The Daily Star said: “There's something strange about the decision by the publicity-shy couple to release an intimate documentary about their lives.

“It doesn't really tally with their apparent desire for privacy. But then nothing this bashful pair do really makes sense.”

And the Daily Mail described the series as “little more than a hatchet job from start to finish”.

The paper's editorial said: “What is so infuriating is that the Sussexes continue to make millions out of their royal connections while trashing the institution that sustains them.

“If they loathe the monarchy so much, why not voluntarily give up their titles? They won't because that would mean losing their meal ticket.

“In her first major speech in 1947, the soon-to-be queen declared that her whole life would be devoted to public service. How deeply sad that her grandson and his wife are dedicated only to serving themselves.”

Under the headline “Meg it stop”, The Sun also suggested the pair give up their titles to “bring this sorry soap opera to an end”.

“Harry and Meg's game is clear,” the editorial added.

“This was a docuseries made for an American audience — cementing their moneymaking potential in the US — and to hell with everything and everybody else, including the truth.”

But many critics in the US appeared unimpressed.

Variety's chief television critic, Daniel D'Addario, said that the couple had previously “shocked the world multiple times over” — both with the infamous “Megxit” and subsequent interview with Oprah Winfrey in March 2021.

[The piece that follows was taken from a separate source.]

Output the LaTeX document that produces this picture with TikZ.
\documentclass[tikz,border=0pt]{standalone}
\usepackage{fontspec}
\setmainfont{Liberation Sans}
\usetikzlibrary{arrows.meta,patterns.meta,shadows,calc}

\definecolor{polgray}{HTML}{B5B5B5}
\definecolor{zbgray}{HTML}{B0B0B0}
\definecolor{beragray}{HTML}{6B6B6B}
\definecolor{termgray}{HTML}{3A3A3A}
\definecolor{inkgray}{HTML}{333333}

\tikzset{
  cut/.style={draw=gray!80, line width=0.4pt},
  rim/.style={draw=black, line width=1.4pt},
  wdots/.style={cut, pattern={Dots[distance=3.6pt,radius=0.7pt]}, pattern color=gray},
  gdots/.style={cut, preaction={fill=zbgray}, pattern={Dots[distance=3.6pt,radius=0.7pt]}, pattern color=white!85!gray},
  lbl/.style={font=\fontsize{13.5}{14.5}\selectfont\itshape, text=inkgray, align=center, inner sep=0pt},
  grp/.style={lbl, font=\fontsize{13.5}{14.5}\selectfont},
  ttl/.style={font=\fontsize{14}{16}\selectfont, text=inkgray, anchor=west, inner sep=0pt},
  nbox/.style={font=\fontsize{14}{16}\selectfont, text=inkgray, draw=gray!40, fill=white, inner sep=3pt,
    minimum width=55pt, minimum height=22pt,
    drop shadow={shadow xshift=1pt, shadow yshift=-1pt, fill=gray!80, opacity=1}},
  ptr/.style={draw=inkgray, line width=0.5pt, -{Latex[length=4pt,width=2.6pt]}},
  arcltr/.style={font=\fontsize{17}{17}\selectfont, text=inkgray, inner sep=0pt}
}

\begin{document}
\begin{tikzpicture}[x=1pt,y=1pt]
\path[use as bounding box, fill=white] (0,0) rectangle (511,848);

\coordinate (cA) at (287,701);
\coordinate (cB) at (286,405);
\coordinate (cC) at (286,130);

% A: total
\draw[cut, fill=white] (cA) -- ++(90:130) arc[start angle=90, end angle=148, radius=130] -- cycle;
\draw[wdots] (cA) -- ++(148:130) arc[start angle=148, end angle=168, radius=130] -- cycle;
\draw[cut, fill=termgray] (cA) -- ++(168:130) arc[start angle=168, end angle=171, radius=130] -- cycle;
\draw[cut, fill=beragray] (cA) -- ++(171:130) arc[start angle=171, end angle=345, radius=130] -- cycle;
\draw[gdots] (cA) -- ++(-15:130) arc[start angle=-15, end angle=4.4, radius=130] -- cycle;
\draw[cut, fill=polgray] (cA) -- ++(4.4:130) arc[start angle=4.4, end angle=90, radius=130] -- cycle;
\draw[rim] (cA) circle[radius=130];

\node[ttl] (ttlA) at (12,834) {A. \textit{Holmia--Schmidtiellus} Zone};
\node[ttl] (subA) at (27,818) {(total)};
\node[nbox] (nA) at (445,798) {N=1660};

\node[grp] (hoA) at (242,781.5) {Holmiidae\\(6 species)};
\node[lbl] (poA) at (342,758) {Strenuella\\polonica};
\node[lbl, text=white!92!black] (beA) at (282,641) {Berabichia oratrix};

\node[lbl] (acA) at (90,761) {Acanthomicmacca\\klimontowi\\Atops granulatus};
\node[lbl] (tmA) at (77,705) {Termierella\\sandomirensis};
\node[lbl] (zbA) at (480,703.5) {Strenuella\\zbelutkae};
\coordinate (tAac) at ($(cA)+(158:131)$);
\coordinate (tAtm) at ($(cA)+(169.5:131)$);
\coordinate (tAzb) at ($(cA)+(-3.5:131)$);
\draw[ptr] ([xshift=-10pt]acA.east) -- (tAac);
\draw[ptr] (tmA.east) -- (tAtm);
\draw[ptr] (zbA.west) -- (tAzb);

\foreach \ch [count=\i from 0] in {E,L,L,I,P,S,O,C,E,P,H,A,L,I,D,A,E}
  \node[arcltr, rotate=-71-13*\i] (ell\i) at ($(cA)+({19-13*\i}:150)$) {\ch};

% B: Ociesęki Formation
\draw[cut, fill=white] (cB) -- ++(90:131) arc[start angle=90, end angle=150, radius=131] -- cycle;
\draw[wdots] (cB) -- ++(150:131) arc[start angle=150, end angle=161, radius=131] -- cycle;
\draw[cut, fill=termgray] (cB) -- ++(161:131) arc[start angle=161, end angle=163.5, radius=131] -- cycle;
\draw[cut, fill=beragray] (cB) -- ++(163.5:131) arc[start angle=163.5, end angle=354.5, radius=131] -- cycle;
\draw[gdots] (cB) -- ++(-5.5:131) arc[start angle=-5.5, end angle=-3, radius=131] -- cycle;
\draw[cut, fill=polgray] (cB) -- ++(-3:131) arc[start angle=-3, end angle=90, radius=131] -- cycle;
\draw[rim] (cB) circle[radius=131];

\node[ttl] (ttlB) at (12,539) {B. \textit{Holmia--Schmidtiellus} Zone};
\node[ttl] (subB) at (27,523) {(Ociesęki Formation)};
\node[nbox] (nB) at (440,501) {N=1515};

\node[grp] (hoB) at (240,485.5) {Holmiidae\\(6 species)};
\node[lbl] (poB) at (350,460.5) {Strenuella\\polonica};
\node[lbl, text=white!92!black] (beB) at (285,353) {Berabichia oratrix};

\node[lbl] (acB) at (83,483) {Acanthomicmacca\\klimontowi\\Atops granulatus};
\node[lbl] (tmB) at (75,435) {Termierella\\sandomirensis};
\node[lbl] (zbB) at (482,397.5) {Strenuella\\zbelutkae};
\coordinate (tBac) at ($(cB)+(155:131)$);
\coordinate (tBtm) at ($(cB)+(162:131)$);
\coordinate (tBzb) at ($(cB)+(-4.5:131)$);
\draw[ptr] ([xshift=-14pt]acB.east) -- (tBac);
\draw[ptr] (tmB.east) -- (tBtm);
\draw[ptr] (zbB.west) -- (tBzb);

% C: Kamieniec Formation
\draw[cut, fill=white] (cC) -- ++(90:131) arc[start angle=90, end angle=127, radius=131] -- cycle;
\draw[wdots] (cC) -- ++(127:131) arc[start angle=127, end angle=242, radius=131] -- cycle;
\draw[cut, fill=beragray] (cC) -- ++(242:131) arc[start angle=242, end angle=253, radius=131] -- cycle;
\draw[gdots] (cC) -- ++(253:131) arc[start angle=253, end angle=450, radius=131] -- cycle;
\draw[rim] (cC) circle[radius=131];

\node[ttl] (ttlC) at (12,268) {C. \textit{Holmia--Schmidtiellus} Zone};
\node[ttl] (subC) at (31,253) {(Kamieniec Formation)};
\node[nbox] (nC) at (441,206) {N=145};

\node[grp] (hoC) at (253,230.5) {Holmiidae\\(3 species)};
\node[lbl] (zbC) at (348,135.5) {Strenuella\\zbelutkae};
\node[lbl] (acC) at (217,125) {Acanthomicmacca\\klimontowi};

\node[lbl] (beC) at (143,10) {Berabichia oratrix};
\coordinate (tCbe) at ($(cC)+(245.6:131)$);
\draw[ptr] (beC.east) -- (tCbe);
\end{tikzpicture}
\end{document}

“With today's release … the Sussexes surprise us yet again, with just how narrow their vision of their fame is, how pinched and unimaginative their presence on the world stage has become,” he wrote.

“They may have shed their responsibilities to the crown, but they're still in a kind of service.

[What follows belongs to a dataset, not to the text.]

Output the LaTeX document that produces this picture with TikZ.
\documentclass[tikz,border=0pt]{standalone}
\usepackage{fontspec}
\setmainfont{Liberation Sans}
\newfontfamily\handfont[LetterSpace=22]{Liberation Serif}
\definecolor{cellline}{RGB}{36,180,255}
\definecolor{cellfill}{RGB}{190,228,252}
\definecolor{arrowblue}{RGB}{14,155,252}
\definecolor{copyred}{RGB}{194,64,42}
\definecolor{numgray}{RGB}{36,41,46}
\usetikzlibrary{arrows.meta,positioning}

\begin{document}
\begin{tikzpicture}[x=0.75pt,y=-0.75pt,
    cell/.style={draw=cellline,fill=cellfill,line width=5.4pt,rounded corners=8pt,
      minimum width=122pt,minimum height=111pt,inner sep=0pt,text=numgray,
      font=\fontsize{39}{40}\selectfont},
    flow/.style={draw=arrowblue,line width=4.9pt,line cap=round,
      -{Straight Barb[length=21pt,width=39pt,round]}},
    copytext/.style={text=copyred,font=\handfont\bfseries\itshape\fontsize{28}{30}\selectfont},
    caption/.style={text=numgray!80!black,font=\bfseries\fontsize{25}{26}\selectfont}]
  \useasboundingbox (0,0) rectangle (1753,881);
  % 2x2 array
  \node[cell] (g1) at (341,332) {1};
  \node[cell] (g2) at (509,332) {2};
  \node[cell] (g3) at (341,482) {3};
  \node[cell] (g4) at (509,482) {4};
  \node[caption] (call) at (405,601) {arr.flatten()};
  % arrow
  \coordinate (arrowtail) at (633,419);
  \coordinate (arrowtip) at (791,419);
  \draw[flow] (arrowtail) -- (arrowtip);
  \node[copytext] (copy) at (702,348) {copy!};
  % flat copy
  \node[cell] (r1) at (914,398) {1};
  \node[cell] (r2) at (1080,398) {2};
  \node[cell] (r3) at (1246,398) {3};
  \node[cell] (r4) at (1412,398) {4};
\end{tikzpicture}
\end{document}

“There's an air of duty about the entire enterprise of Harry & Meghan, as if they're honour-bound to keep reciting their personal story until we eventually lose interest.”

Prince Harry and Meghan Duchess of Sussex through the years — in pictures

Stephanie Bunbury, of Deadline, said: “The story so far is a straightforward romance, with the best-looking royals no longer in the business seen sitting on a couch agreeing that, guess what, they fell madly in love on their second date,” she wrote.

“None of this, however, is the royal evisceration we have been expecting.

“Presumably, the Harry Formerly Known As a Prince and his maligned wife will go into a bit more detail in next week's Volume II on what prompted them to walk away from the whole thing and set up shop in California.”

Writers for The Hollywood Reporter said that despite viewers experiencing “an intimate retelling” of Prince Harry and Meghan's “great love story” there was no “truly groundbreaking content”.

“While expectations of what the documentary might reveal were high, the audience is not enlightened about anything truly groundbreaking in the first three episodes,” a THR article read.

The couple are believed to have received more than £100 million from Spotify and streaming giant Netflix after quitting as senior working royals.

The final three episodes, which will be streamed on December 15, are expected to focus more overtly on criticism of the royal family.